Do this: Write again exactly the lines in the listing below, starting at the line with "Give me the matplotlib source for this chart." and ending at the line with "s.set_linewidth(0.9)", both included. Pictures are not copied.

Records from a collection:

######

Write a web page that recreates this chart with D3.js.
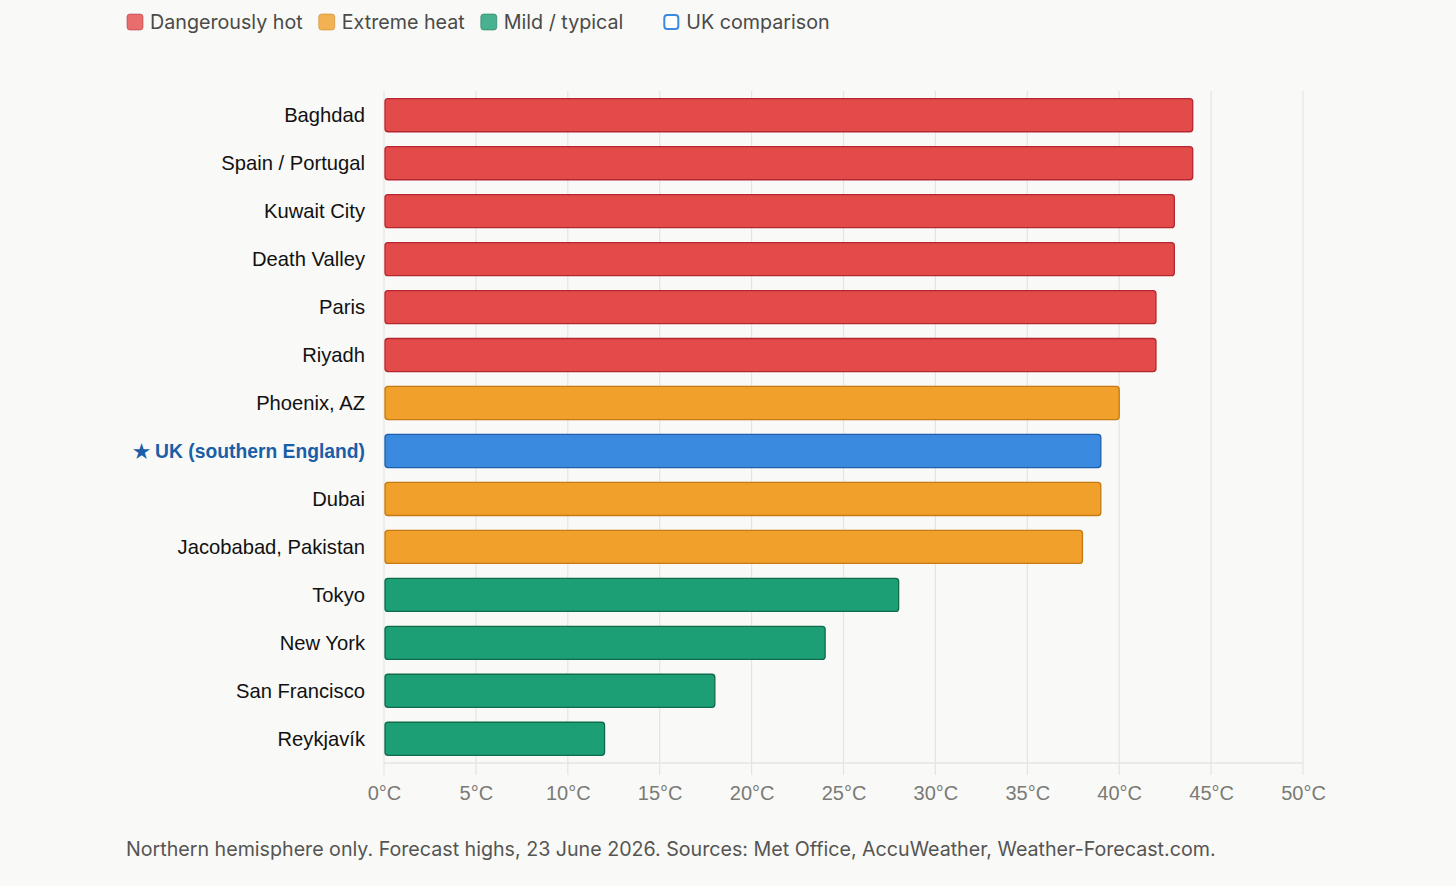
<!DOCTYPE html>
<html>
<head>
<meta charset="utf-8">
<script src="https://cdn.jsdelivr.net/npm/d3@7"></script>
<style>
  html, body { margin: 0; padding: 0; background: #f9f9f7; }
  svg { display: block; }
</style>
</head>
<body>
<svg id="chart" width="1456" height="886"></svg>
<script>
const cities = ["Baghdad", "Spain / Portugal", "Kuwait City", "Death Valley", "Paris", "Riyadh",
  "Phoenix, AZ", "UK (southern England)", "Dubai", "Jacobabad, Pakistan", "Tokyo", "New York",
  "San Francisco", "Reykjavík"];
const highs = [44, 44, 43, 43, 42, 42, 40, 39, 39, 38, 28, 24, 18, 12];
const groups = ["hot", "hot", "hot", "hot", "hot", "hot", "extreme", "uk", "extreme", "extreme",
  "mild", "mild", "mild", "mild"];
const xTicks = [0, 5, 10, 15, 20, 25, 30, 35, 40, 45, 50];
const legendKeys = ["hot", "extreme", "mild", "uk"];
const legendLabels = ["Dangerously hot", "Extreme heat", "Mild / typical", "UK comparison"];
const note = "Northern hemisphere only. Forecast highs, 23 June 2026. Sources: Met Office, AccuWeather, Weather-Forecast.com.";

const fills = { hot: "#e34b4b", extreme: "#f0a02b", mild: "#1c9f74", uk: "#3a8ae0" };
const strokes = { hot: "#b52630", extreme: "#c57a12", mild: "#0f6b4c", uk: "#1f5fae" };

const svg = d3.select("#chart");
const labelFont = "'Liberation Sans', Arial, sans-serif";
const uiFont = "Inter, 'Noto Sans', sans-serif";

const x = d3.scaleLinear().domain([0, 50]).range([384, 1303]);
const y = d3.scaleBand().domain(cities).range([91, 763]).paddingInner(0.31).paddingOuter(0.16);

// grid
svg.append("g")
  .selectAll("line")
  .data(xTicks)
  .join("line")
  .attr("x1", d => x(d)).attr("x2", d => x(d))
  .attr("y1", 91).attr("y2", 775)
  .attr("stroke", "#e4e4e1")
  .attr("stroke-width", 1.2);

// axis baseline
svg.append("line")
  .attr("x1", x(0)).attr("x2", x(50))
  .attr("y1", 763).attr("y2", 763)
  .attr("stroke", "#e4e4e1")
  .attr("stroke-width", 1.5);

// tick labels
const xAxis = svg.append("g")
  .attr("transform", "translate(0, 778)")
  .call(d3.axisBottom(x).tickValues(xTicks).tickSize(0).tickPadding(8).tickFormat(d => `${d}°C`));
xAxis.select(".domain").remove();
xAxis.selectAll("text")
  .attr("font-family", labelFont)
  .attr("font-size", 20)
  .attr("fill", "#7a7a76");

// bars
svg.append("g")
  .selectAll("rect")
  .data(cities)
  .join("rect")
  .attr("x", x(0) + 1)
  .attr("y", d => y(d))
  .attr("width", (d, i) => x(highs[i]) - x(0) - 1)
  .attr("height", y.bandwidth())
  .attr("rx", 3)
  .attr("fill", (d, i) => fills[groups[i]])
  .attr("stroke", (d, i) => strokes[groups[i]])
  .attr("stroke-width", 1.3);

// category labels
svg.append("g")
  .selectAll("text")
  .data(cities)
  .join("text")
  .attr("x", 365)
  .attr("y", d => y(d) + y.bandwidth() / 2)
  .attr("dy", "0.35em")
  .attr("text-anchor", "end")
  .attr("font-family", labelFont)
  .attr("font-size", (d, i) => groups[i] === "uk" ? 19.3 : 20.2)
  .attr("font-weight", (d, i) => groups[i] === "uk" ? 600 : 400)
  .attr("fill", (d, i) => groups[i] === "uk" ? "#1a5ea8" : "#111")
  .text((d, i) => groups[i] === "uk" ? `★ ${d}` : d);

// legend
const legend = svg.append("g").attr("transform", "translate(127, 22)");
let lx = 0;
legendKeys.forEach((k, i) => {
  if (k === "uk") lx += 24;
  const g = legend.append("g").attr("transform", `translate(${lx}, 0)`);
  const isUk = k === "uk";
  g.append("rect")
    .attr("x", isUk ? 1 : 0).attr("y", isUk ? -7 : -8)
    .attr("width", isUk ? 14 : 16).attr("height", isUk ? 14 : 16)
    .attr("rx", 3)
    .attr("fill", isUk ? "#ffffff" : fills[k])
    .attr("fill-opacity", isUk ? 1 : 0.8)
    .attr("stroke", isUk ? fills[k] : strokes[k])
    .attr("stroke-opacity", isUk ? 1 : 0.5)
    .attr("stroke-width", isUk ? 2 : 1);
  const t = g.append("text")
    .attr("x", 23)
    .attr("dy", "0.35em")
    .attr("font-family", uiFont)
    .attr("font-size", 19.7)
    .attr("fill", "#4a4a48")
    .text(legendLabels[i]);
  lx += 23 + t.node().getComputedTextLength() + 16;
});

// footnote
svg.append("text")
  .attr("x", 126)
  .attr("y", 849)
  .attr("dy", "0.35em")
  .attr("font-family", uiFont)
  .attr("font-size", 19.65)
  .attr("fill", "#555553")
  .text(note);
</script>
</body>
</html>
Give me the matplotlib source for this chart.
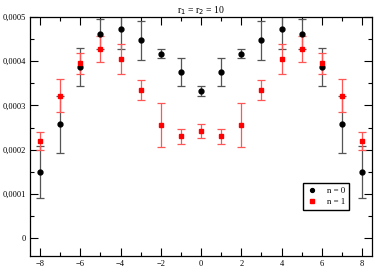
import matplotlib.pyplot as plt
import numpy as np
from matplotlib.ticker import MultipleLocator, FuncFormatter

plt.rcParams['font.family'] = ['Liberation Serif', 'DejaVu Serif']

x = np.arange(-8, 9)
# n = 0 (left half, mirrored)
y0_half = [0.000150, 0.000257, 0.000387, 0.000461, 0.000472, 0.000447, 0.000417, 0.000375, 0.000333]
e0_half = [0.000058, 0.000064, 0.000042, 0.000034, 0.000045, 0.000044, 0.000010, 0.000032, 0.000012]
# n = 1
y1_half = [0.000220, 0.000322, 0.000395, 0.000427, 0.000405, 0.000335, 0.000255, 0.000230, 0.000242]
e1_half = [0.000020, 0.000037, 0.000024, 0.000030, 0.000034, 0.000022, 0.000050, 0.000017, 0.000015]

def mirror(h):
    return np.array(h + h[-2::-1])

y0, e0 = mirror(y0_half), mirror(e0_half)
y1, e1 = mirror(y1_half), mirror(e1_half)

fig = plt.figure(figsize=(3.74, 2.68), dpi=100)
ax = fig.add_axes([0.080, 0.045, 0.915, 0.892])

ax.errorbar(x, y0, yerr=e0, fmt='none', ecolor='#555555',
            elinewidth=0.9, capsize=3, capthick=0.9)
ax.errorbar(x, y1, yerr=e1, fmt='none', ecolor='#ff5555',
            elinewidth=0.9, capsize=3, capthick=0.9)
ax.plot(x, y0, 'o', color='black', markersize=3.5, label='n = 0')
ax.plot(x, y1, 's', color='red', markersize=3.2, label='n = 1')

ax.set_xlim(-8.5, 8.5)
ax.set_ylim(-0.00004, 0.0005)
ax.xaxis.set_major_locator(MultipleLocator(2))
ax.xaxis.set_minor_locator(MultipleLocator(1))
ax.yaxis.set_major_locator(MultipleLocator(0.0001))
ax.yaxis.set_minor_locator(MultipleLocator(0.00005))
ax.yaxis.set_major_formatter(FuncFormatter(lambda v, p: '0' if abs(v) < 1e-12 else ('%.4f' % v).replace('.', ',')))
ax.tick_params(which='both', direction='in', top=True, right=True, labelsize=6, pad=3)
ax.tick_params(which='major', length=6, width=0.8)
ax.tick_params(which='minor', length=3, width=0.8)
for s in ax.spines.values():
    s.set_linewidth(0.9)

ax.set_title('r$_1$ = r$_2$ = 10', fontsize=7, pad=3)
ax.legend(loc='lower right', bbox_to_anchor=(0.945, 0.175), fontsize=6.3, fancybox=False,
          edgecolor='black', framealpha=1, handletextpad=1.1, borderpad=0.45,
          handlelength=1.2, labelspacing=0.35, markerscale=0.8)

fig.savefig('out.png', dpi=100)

######

Exercise answer:
Give me the matplotlib source for this chart.
import matplotlib.pyplot as plt
import numpy as np
from matplotlib.ticker import MultipleLocator, FuncFormatter

plt.rcParams['font.family'] = ['Liberation Serif', 'DejaVu Serif']

x = np.arange(-8, 9)
# n = 0 (left half, mirrored)
y0_half = [0.000150, 0.000257, 0.000387, 0.000461, 0.000472, 0.000447, 0.000417, 0.000375, 0.000333]
e0_half = [0.000058, 0.000064, 0.000042, 0.000034, 0.000045, 0.000044, 0.000010, 0.000032, 0.000012]
# n = 1
y1_half = [0.000220, 0.000322, 0.000395, 0.000427, 0.000405, 0.000335, 0.000255, 0.000230, 0.000242]
e1_half = [0.000020, 0.000037, 0.000024, 0.000030, 0.000034, 0.000022, 0.000050, 0.000017, 0.000015]

def mirror(h):
    return np.array(h + h[-2::-1])

y0, e0 = mirror(y0_half), mirror(e0_half)
y1, e1 = mirror(y1_half), mirror(e1_half)

fig = plt.figure(figsize=(3.74, 2.68), dpi=100)
ax = fig.add_axes([0.080, 0.045, 0.915, 0.892])

ax.errorbar(x, y0, yerr=e0, fmt='none', ecolor='#555555',
            elinewidth=0.9, capsize=3, capthick=0.9)
ax.errorbar(x, y1, yerr=e1, fmt='none', ecolor='#ff5555',
            elinewidth=0.9, capsize=3, capthick=0.9)
ax.plot(x, y0, 'o', color='black', markersize=3.5, label='n = 0')
ax.plot(x, y1, 's', color='red', markersize=3.2, label='n = 1')

ax.set_xlim(-8.5, 8.5)
ax.set_ylim(-0.00004, 0.0005)
ax.xaxis.set_major_locator(MultipleLocator(2))
ax.xaxis.set_minor_locator(MultipleLocator(1))
ax.yaxis.set_major_locator(MultipleLocator(0.0001))
ax.yaxis.set_minor_locator(MultipleLocator(0.00005))
ax.yaxis.set_major_formatter(FuncFormatter(lambda v, p: '0' if abs(v) < 1e-12 else ('%.4f' % v).replace('.', ',')))
ax.tick_params(which='both', direction='in', top=True, right=True, labelsize=6, pad=3)
ax.tick_params(which='major', length=6, width=0.8)
ax.tick_params(which='minor', length=3, width=0.8)
for s in ax.spines.values():
    s.set_linewidth(0.9)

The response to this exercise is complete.